A large 8-page instruction booklet, which concludes six color photos of the actual aircraft, along with four-view color profiles of all three versions for which markings are provided, is included. The cockpit features detailed ejection seats, control yokes, and decals for the main and side instrument panels. There are separately mounted wing flaps which can be positioned clean or down, as the modeler desires. The landing gear are highly detailed, with corresponding raised detail in the wheel wells and on the interior of the gear doors. As a bonus the kit can be built with the gear up or down. Likewise the cockpit canopy can be positioned open or closed.
The decals are clear, crisp, fully in register, and presented in realistic color. They are glossy and do not have any more border material around them than is absolutely necessary. They are in short the best looking decals this modeler has ever seen. Markings are provided for an aircraft of VT-9 “Tigers” based at NAS Meridian (Mississippi) in 2004; an aircraft of VT-23 “Professionals” based at NAS Kingsville (Texas) in 1975; or an aircraft of VT-10 “Wildcats” based at Pensacola (Florida) in 1980.

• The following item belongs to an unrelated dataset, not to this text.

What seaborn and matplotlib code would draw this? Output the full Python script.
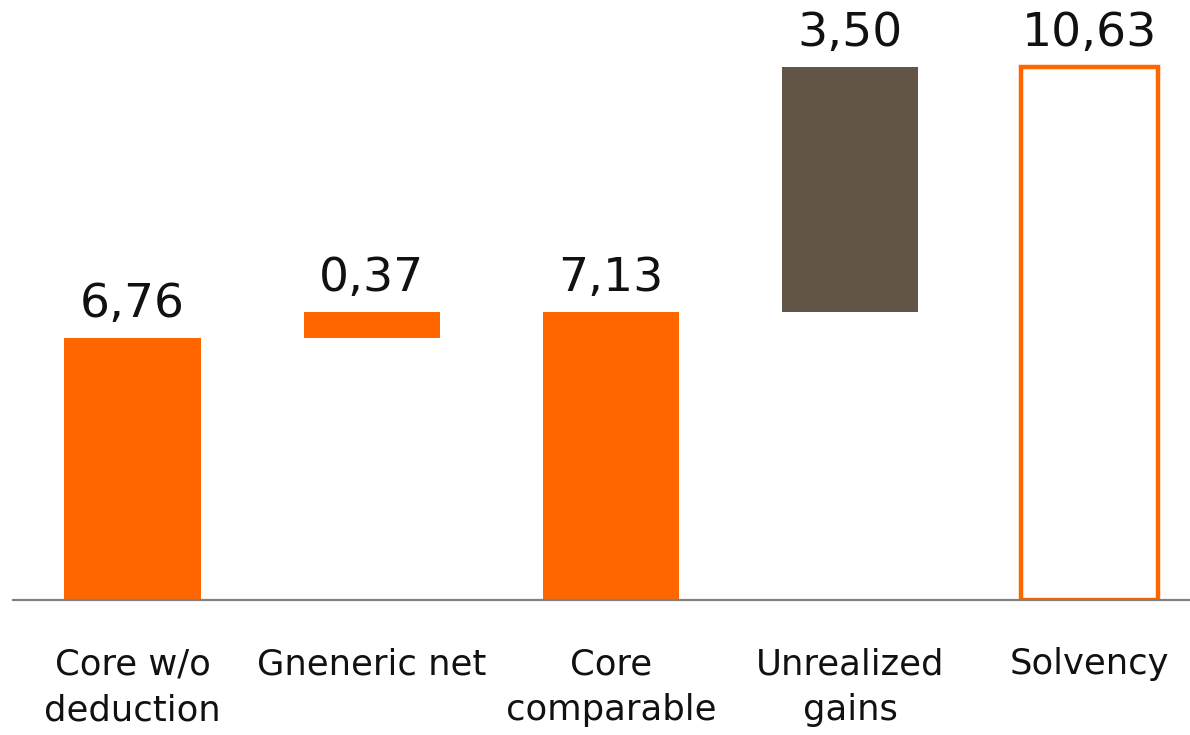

This kit is a quantum leap above the Matchbox kit, and well worth the asking price of about $25.00. Overall, right out of the box the quality appears to match the best that can be produced by competing manufacturers. Many kits are physically well-engineered, but fall down in some area or other (lack of clarity in instructions, poorly researched, minor inaccuracies, poor decals, etc.) but Wolfpack appears to have everything covered. The quality of the decals, for example, is exceptional. If this is a typical example of a Wolfpack kit, other manufacturers should watch out.